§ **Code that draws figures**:
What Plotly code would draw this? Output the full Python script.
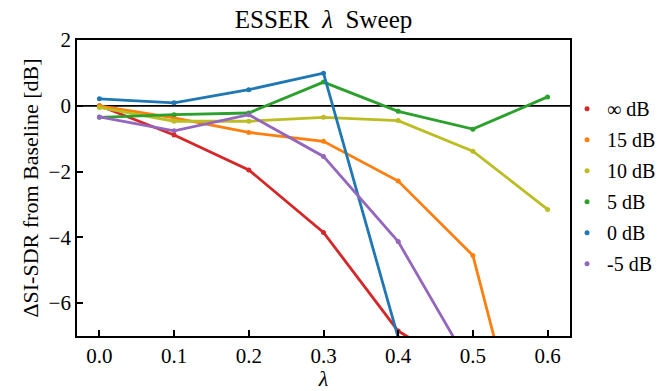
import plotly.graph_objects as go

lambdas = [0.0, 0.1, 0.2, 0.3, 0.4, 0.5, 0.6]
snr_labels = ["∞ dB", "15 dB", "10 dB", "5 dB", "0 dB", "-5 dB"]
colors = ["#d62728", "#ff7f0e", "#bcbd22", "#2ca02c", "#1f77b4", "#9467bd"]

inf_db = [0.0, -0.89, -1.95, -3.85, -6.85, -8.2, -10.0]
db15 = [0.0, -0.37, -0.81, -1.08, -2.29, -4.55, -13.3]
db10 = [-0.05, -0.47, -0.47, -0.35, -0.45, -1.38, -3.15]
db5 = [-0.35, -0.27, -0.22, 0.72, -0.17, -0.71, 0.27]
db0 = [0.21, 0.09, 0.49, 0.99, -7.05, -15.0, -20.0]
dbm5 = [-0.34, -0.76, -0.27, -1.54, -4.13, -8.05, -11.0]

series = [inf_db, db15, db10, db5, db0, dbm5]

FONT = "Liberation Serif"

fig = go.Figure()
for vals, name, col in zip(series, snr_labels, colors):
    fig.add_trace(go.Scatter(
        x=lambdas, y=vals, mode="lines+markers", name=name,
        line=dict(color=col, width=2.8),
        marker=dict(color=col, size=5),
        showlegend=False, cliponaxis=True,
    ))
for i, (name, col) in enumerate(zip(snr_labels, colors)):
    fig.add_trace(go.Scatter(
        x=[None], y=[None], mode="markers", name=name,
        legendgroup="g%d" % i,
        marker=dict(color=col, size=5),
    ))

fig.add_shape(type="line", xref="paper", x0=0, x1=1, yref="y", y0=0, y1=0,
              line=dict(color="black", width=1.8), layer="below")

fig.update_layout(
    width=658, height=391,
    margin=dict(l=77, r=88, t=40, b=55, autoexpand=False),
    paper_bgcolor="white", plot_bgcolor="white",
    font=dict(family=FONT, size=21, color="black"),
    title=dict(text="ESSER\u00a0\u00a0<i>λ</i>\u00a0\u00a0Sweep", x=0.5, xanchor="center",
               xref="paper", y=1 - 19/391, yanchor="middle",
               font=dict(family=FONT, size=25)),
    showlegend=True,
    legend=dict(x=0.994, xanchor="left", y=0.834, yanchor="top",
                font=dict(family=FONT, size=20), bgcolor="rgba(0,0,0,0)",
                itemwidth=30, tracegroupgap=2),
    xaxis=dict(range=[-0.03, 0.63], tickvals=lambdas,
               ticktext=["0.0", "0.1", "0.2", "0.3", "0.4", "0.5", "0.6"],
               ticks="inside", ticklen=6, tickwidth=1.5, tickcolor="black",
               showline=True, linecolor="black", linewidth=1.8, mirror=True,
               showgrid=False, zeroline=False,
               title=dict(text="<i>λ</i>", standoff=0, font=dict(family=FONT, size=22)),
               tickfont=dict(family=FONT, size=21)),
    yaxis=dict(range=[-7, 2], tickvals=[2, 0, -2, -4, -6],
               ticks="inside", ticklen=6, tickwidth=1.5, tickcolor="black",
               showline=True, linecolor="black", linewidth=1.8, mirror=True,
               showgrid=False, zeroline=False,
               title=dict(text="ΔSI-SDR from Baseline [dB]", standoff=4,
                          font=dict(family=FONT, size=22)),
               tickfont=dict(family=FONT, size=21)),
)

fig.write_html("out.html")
* * *
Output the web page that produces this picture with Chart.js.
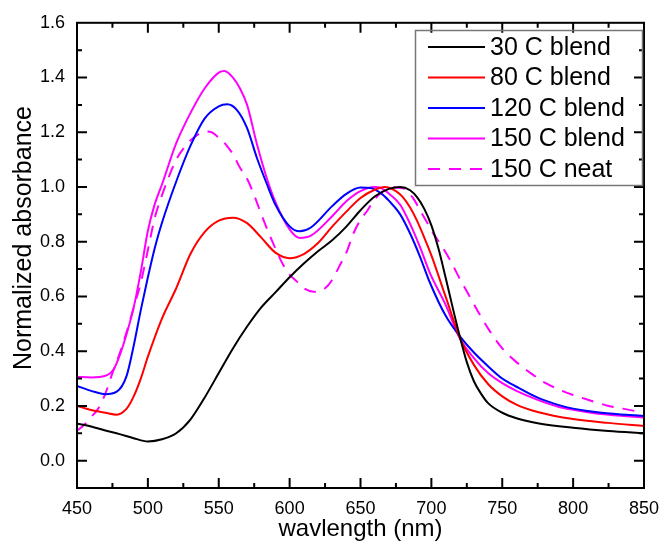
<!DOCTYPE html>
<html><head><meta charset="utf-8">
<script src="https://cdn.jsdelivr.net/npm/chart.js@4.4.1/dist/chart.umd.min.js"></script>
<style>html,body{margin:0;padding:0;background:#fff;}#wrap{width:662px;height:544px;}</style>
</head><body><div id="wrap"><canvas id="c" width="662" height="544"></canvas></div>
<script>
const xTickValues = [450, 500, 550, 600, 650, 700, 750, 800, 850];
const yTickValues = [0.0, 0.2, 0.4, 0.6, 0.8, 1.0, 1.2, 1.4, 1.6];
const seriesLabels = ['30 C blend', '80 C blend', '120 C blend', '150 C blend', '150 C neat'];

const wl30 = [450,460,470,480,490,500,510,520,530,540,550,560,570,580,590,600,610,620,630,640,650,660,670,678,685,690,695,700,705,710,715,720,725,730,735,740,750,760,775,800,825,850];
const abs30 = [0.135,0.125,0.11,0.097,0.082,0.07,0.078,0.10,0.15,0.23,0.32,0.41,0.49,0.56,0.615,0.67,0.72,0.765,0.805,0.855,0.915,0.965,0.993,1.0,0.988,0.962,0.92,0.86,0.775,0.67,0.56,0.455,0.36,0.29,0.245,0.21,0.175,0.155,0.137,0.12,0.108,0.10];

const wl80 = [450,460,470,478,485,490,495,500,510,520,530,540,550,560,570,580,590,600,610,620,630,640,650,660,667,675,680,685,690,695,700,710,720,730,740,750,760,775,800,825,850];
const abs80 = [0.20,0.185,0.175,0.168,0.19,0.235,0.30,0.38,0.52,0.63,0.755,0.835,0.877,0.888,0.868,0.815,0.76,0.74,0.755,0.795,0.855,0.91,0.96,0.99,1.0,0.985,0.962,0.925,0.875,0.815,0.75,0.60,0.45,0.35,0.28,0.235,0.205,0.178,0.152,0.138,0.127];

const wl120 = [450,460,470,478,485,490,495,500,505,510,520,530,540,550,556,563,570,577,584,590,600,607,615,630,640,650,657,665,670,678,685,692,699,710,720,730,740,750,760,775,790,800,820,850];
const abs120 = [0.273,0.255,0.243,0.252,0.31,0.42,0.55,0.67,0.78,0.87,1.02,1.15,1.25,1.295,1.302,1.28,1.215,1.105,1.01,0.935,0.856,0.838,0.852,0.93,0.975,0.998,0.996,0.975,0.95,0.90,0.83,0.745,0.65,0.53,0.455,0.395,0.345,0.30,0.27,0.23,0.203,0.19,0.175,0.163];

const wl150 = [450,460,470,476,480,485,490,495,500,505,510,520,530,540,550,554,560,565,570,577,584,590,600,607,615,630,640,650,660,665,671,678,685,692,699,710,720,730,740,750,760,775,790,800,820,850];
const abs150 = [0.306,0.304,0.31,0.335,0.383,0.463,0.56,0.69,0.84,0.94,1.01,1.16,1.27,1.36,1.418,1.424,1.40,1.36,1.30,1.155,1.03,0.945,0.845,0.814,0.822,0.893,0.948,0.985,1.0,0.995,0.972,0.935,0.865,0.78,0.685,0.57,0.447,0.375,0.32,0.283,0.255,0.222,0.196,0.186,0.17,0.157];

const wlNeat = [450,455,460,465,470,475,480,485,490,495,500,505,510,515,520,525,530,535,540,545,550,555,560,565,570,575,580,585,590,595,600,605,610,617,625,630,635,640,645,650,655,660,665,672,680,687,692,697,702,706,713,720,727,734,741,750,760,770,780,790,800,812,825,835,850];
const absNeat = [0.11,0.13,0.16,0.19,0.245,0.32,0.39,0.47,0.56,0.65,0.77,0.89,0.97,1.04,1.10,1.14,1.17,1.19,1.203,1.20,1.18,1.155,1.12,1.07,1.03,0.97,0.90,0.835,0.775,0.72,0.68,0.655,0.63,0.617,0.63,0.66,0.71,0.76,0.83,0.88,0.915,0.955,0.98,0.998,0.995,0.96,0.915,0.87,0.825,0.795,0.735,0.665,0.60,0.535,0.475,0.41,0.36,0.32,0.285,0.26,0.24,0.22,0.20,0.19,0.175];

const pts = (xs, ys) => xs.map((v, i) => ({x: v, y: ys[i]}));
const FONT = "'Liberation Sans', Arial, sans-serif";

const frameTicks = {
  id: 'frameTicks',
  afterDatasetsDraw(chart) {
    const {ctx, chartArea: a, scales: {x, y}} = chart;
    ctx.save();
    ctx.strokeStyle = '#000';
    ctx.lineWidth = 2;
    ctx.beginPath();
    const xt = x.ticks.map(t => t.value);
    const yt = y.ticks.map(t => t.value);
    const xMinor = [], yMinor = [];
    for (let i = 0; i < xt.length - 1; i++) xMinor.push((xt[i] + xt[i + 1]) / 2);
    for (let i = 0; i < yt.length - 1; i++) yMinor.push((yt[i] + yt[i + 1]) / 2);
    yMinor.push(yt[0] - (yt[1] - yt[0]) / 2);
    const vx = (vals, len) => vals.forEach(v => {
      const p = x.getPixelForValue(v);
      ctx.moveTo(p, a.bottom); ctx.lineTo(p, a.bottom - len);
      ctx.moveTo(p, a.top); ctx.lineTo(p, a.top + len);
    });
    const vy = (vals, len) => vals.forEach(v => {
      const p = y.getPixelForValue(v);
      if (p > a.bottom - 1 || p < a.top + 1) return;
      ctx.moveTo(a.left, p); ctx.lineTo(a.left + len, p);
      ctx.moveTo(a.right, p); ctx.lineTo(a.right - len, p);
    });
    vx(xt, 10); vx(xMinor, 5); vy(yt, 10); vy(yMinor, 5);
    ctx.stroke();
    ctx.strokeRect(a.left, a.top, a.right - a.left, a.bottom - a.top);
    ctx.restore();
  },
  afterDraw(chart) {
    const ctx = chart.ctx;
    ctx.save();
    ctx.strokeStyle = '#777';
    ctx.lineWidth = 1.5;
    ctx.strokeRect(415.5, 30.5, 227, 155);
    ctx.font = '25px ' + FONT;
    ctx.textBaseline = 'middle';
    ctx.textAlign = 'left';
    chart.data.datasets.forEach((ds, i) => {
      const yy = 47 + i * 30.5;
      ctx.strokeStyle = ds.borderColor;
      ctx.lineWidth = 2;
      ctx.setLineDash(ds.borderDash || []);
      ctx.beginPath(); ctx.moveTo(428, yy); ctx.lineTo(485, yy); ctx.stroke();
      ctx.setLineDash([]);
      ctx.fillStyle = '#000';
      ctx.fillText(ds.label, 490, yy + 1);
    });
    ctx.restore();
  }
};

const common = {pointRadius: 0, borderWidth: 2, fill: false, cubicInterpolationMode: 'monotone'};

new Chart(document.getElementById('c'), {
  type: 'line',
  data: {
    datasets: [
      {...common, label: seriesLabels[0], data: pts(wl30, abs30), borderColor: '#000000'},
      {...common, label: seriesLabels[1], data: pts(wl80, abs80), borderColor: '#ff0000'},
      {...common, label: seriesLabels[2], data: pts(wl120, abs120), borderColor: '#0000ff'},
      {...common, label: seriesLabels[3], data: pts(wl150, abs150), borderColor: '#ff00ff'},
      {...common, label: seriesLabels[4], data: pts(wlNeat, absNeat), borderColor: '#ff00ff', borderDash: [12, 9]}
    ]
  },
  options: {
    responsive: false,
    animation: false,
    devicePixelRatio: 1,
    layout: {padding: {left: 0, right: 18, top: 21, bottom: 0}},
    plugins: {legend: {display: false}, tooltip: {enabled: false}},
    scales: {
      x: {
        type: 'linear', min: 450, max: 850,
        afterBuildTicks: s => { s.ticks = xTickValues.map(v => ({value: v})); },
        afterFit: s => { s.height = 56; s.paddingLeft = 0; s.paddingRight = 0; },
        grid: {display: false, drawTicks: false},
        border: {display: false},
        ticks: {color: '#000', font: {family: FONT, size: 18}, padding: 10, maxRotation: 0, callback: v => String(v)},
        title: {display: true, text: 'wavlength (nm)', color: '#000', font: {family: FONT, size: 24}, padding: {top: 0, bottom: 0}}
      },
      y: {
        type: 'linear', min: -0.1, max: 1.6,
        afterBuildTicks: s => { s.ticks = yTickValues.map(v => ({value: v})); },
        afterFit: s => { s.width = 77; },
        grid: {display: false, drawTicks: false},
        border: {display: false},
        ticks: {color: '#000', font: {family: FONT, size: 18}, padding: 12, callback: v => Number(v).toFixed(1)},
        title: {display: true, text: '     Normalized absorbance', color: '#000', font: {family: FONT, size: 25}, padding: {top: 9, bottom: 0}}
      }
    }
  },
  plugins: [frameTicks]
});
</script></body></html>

§ **Your goal**: Above are several records. Count the lines among them that contain "this" and give only the total.

§ **Result of the task**: 2